Requirements ▸ The data below should be printed in full, exactly, and without any of its images.

Input material ▸
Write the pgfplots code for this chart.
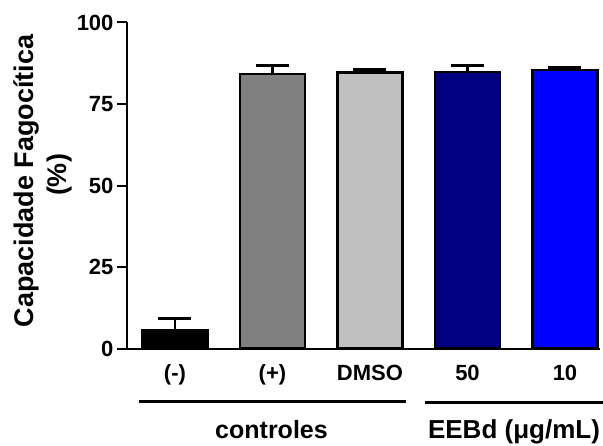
\documentclass[border=0pt]{standalone}
\usepackage{fontspec}
\setmainfont{Liberation Sans}
\usepackage{pgfplots}
\pgfplotsset{compat=1.18}
\definecolor{gr1}{RGB}{128,128,128}
\definecolor{gr2}{RGB}{192,192,192}
\definecolor{nv}{RGB}{0,0,128}
\definecolor{bl}{RGB}{0,0,255}
\begin{document}
\begin{tikzpicture}[x=1pt,y=1pt,font=\bfseries\fontsize{22}{26}\selectfont]
\useasboundingbox (0,0) rectangle (603,445);
\begin{axis}[
  at={(127pt,96.5pt)}, anchor=south west,
  scale only axis, width=473pt, height=326pt,
  xmin=-0.492, xmax=4.359, ymin=0, ymax=100,
  axis x line*=bottom, axis y line*=left,
  axis line style={line width=2pt, black},
  ytick={0,25,50,75,100},
  xtick={0,1,2,3,4},
  xticklabels={(-),(+),DMSO,50,10},
  tick align=outside,
  major tick length=10pt,
  tick style={line width=2pt, black},
  x tick style={draw=none},
  xticklabel style={anchor=base, yshift=-22pt},
  /pgf/number format/assume math mode=true,
  clip=false,
  error bars/error bar style={line width=2.5pt, black},
  error bars/error mark options={rotate=90, mark size=16.5pt, line width=3.2pt, black},
]
\addplot[ybar, bar width=65pt, bar shift=0pt, fill=black, draw=black, line width=2.7pt,
  error bars/.cd, y dir=plus, y explicit] coordinates {(0,5.5) +- (0,3.8)};
\addplot[ybar, bar width=65pt, bar shift=0pt, fill=gr1, draw=black, line width=2.7pt,
  error bars/.cd, y dir=plus, y explicit] coordinates {(1,84.2) +- (0,2.5)};
\addplot[ybar, bar width=65pt, bar shift=0pt, fill=gr2, draw=black, line width=2.7pt,
  error bars/.cd, y dir=plus, y explicit] coordinates {(2,84.6) +- (0,0.9)};
\addplot[ybar, bar width=65pt, bar shift=0pt, fill=nv, draw=black, line width=2.7pt,
  error bars/.cd, y dir=plus, y explicit] coordinates {(3,84.8) +- (0,2.1)};
\addplot[ybar, bar width=65pt, bar shift=0pt, fill=bl, draw=black, line width=2.7pt,
  error bars/.cd, y dir=plus, y explicit] coordinates {(4,85.4) +- (0,0.7)};
\end{axis}
\draw[line width=3.3pt] (139,43.3) -- (406,43.3);
\draw[line width=3.3pt] (425,42.5) -- (603,42.5);
\node[anchor=base, font=\bfseries\fontsize{25}{30}\selectfont] at (271.5,7) {controles};
\node[anchor=base, font=\bfseries\fontsize{26}{30}\selectfont] at (514,7) {EEBd (μg/mL)};
\node[rotate=90, anchor=base, font=\bfseries\fontsize{27}{32}\selectfont] at (33,264) {Capacidade Fagocítica};
\node[rotate=90, anchor=base, font=\bfseries\fontsize{27}{32}\selectfont] at (66,270) {(\%)};
\end{tikzpicture}
\end{document}
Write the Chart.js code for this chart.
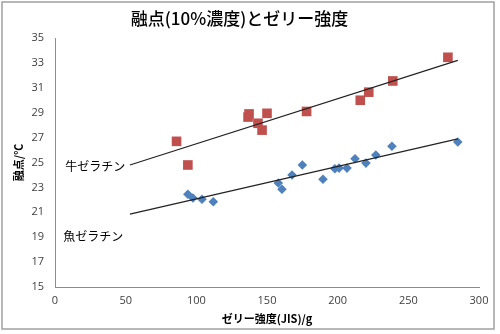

Answer to this task ▸
Write the pgfplots code for this chart.
\documentclass[border=0pt]{standalone}
\usepackage{fontspec}
\setmainfont{Liberation Sans}
\usepackage{pgfplots}
\pgfplotsset{compat=1.18}
\definecolor{gr1}{RGB}{128,128,128}
\definecolor{gr2}{RGB}{192,192,192}
\definecolor{nv}{RGB}{0,0,128}
\definecolor{bl}{RGB}{0,0,255}
\begin{document}
\begin{tikzpicture}[x=1pt,y=1pt,font=\bfseries\fontsize{22}{26}\selectfont]
\useasboundingbox (0,0) rectangle (603,445);
\begin{axis}[
  at={(127pt,96.5pt)}, anchor=south west,
  scale only axis, width=473pt, height=326pt,
  xmin=-0.492, xmax=4.359, ymin=0, ymax=100,
  axis x line*=bottom, axis y line*=left,
  axis line style={line width=2pt, black},
  ytick={0,25,50,75,100},
  xtick={0,1,2,3,4},
  xticklabels={(-),(+),DMSO,50,10},
  tick align=outside,
  major tick length=10pt,
  tick style={line width=2pt, black},
  x tick style={draw=none},
  xticklabel style={anchor=base, yshift=-22pt},
  /pgf/number format/assume math mode=true,
  clip=false,
  error bars/error bar style={line width=2.5pt, black},
  error bars/error mark options={rotate=90, mark size=16.5pt, line width=3.2pt, black},
]
\addplot[ybar, bar width=65pt, bar shift=0pt, fill=black, draw=black, line width=2.7pt,
  error bars/.cd, y dir=plus, y explicit] coordinates {(0,5.5) +- (0,3.8)};
\addplot[ybar, bar width=65pt, bar shift=0pt, fill=gr1, draw=black, line width=2.7pt,
  error bars/.cd, y dir=plus, y explicit] coordinates {(1,84.2) +- (0,2.5)};
\addplot[ybar, bar width=65pt, bar shift=0pt, fill=gr2, draw=black, line width=2.7pt,
  error bars/.cd, y dir=plus, y explicit] coordinates {(2,84.6) +- (0,0.9)};
\addplot[ybar, bar width=65pt, bar shift=0pt, fill=nv, draw=black, line width=2.7pt,
  error bars/.cd, y dir=plus, y explicit] coordinates {(3,84.8) +- (0,2.1)};
\addplot[ybar, bar width=65pt, bar shift=0pt, fill=bl, draw=black, line width=2.7pt,
  error bars/.cd, y dir=plus, y explicit] coordinates {(4,85.4) +- (0,0.7)};
\end{axis}
\draw[line width=3.3pt] (139,43.3) -- (406,43.3);
\draw[line width=3.3pt] (425,42.5) -- (603,42.5);
\node[anchor=base, font=\bfseries\fontsize{25}{30}\selectfont] at (271.5,7) {controles};
\node[anchor=base, font=\bfseries\fontsize{26}{30}\selectfont] at (514,7) {EEBd (μg/mL)};
\node[rotate=90, anchor=base, font=\bfseries\fontsize{27}{32}\selectfont] at (33,264) {Capacidade Fagocítica};
\node[rotate=90, anchor=base, font=\bfseries\fontsize{27}{32}\selectfont] at (66,270) {(\%)};
\end{tikzpicture}
\end{document}
Write the Chart.js code for this chart.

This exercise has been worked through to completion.